Betancourt's position fits the argument that much of recent financial innovation has been precisely about obfuscation that (with the help of credulous rating companies) makes the implausible seem safe to institutional investors. Cf. Minsky's theories about capitalism turning cyclically into a huge scheme of finding the bigger fool to stick with the inevitable losses. Instead of producing socially necessary goods and services, we spend our time and energy trying to deceive one another and flatter ignorance.

Agnotology also fits with the capitalism's having to rely on "animal spirits" to sustain itself -- the resources needed to reproduce that sort of entrepreneurial zeal in successive generations are worth considering. The ideology of the competitive spirit needs to be produced that it such ambitious striving is its own reward, even in the face of repeated business failure and the corrosive emotional effects of a constant war of all against all. "Animal spirits" are a kind of willed ignorance (encouraged institutionally) of capitalism's detrimental consequences.
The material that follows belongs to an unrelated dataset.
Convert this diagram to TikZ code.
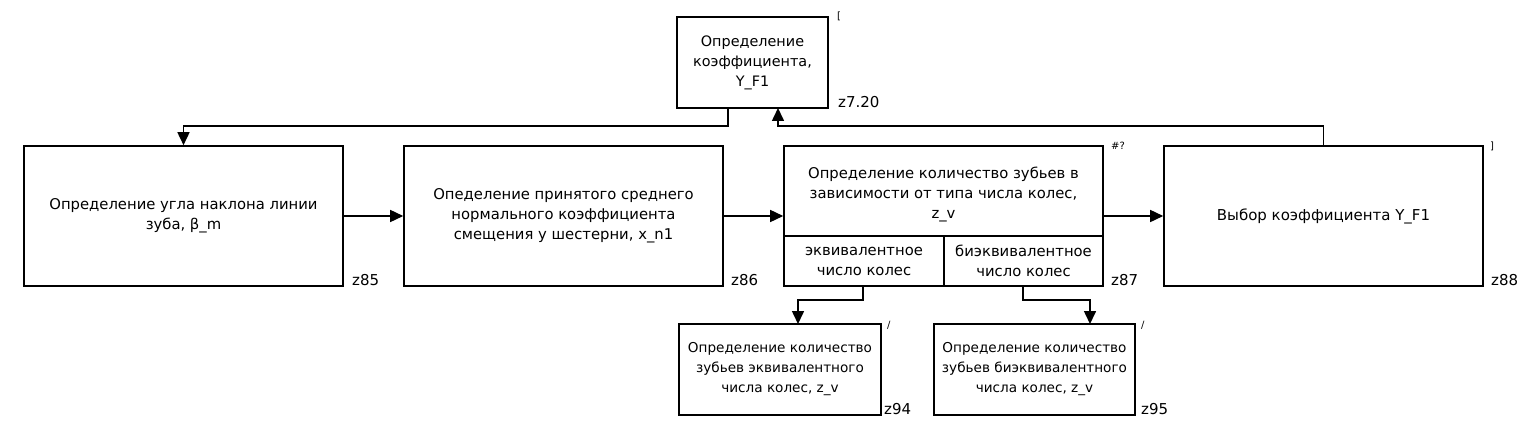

"Consumer confidence" is also related to the production of ignorance, if you accept that consumerism is not in the interests of those on the debt treadmill. To what degree is it a matter of ignorance of consumerism's systemic inability to satisfy us, its systemic propensity to instill insecurity and dissatisfaction? Are the means by which its measured a means of reproducing it, and its importance -- an effect of reflexivity à la Giddens? Massive efforts are made to manipulate people emotionally into a state of "confidence" (or desperation) that allows them to spend freely. A main product of consumer capitalism is this affect -- a tolerant view of debt; an eagerness for novelty; an overweening need to consume conspicuously; an optimistic vision of future prospects; an eagerness to substitute ownership for experience; and so on.